* **Task to complete**:
Print the listing from its top line through the line containing "return fig.add_axes([x0 /", nothing more, and leave out the pictures.

— begin Collected material —

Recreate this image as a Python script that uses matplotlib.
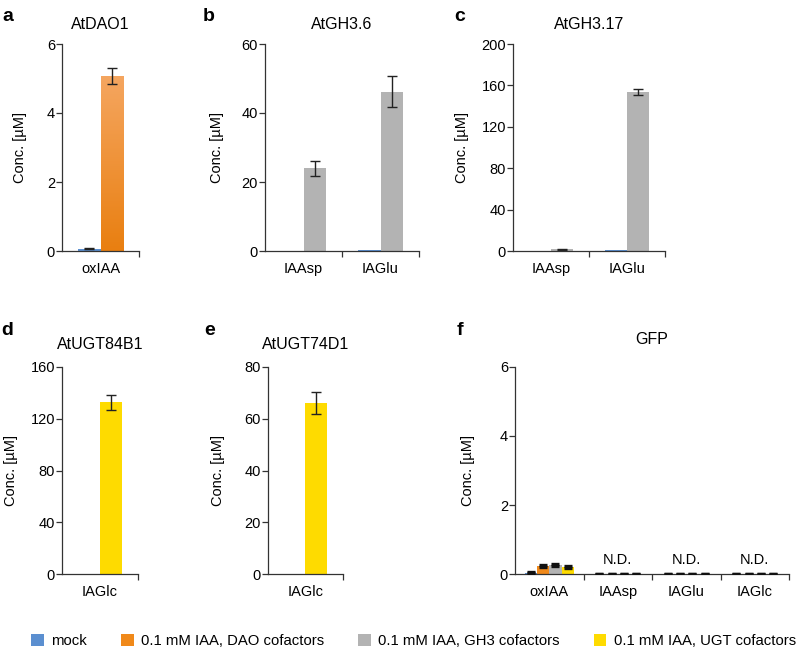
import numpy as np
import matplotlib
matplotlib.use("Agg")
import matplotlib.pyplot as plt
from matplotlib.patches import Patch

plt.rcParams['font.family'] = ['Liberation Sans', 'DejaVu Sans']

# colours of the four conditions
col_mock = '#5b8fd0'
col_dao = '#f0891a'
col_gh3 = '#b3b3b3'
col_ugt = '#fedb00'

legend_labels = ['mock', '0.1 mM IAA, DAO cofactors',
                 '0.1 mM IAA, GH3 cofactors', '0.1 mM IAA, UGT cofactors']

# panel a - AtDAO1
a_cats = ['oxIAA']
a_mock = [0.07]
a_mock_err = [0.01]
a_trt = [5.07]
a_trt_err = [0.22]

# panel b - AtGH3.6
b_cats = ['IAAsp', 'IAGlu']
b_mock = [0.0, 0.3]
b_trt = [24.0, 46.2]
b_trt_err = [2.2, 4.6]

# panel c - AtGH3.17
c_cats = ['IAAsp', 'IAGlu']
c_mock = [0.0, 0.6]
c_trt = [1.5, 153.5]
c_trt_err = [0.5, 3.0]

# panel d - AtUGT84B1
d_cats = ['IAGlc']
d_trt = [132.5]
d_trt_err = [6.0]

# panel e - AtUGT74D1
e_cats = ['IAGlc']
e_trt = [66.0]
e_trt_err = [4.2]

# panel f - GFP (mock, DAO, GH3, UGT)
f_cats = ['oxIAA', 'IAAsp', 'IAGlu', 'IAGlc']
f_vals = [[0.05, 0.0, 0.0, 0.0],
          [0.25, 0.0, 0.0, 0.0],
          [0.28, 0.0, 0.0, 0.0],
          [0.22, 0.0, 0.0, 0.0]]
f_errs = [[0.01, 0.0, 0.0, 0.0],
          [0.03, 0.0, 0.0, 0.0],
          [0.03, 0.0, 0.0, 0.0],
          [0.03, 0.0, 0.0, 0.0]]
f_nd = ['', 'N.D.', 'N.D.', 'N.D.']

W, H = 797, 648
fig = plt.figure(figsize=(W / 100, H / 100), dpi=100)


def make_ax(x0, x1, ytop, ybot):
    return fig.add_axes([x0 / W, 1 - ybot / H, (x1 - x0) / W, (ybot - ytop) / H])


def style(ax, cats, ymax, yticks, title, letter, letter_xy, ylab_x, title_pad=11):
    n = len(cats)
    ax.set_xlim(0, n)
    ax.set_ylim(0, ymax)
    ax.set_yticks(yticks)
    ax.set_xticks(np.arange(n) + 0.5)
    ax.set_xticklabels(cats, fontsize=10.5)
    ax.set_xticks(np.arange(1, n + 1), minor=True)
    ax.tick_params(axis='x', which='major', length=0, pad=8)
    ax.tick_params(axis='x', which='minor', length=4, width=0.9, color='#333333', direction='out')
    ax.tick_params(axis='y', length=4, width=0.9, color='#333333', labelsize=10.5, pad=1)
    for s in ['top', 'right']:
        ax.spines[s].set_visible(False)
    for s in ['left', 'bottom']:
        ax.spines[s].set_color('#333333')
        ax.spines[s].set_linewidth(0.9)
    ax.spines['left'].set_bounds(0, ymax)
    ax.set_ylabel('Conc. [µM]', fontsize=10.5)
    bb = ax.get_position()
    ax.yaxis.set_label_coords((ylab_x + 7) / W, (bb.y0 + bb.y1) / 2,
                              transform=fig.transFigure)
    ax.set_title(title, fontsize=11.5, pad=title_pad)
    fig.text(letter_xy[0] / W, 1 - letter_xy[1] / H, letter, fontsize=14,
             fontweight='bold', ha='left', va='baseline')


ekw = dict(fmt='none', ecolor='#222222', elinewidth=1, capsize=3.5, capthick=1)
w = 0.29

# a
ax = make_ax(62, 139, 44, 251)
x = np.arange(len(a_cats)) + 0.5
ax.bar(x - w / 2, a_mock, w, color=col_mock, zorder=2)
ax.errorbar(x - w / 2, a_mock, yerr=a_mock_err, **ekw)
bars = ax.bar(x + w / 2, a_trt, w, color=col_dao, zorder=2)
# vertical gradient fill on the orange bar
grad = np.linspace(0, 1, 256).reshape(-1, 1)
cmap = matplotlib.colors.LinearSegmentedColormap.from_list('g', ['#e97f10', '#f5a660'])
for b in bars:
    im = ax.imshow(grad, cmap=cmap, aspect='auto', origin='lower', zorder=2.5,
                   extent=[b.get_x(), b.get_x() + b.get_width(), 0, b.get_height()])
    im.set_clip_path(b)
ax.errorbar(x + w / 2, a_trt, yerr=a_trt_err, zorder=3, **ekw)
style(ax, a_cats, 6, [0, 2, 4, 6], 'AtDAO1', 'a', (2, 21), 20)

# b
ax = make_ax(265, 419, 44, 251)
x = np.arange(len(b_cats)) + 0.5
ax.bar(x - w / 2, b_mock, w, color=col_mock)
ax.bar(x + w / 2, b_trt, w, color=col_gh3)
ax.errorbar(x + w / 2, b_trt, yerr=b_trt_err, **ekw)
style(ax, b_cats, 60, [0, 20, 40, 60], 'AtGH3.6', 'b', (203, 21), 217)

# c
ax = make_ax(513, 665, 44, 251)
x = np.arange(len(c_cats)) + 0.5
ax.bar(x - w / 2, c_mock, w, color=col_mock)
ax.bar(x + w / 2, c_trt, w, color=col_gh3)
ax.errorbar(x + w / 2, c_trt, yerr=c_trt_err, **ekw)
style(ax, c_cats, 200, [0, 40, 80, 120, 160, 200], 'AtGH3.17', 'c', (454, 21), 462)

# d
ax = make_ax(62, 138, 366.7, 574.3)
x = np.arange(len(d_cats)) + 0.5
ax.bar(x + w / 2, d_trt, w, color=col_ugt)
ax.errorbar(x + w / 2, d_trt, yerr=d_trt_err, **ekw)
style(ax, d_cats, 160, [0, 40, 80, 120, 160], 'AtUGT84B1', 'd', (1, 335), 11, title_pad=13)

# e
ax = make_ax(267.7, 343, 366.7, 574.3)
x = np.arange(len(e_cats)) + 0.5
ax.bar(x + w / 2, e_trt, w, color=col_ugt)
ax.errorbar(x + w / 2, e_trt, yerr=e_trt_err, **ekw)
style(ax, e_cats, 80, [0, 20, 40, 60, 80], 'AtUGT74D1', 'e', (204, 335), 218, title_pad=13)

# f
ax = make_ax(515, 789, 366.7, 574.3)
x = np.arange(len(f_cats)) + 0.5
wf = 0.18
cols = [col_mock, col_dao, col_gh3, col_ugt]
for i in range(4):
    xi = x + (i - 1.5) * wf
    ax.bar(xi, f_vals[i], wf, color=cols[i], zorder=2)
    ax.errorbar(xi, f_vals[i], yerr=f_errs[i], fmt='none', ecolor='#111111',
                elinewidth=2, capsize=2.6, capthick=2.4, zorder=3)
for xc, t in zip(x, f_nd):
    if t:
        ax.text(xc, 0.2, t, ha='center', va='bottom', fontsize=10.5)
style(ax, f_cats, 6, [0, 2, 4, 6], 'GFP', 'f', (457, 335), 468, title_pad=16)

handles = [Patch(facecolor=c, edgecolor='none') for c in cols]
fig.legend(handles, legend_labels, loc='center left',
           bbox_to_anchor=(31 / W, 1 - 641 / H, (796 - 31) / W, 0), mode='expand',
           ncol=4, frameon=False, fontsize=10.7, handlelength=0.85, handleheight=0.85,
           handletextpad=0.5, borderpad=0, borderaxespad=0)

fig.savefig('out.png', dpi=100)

— end Collected material —

* **Written solution**:
Recreate this image as a Python script that uses matplotlib.
import numpy as np
import matplotlib
matplotlib.use("Agg")
import matplotlib.pyplot as plt
from matplotlib.patches import Patch

plt.rcParams['font.family'] = ['Liberation Sans', 'DejaVu Sans']

# colours of the four conditions
col_mock = '#5b8fd0'
col_dao = '#f0891a'
col_gh3 = '#b3b3b3'
col_ugt = '#fedb00'

legend_labels = ['mock', '0.1 mM IAA, DAO cofactors',
                 '0.1 mM IAA, GH3 cofactors', '0.1 mM IAA, UGT cofactors']

# panel a - AtDAO1
a_cats = ['oxIAA']
a_mock = [0.07]
a_mock_err = [0.01]
a_trt = [5.07]
a_trt_err = [0.22]

# panel b - AtGH3.6
b_cats = ['IAAsp', 'IAGlu']
b_mock = [0.0, 0.3]
b_trt = [24.0, 46.2]
b_trt_err = [2.2, 4.6]

# panel c - AtGH3.17
c_cats = ['IAAsp', 'IAGlu']
c_mock = [0.0, 0.6]
c_trt = [1.5, 153.5]
c_trt_err = [0.5, 3.0]

# panel d - AtUGT84B1
d_cats = ['IAGlc']
d_trt = [132.5]
d_trt_err = [6.0]

# panel e - AtUGT74D1
e_cats = ['IAGlc']
e_trt = [66.0]
e_trt_err = [4.2]

# panel f - GFP (mock, DAO, GH3, UGT)
f_cats = ['oxIAA', 'IAAsp', 'IAGlu', 'IAGlc']
f_vals = [[0.05, 0.0, 0.0, 0.0],
          [0.25, 0.0, 0.0, 0.0],
          [0.28, 0.0, 0.0, 0.0],
          [0.22, 0.0, 0.0, 0.0]]
f_errs = [[0.01, 0.0, 0.0, 0.0],
          [0.03, 0.0, 0.0, 0.0],
          [0.03, 0.0, 0.0, 0.0],
          [0.03, 0.0, 0.0, 0.0]]
f_nd = ['', 'N.D.', 'N.D.', 'N.D.']

W, H = 797, 648
fig = plt.figure(figsize=(W / 100, H / 100), dpi=100)


def make_ax(x0, x1, ytop, ybot):
    return fig.add_axes([x0 / W, 1 - ybot / H, (x1 - x0) / W, (ybot - ytop) / H])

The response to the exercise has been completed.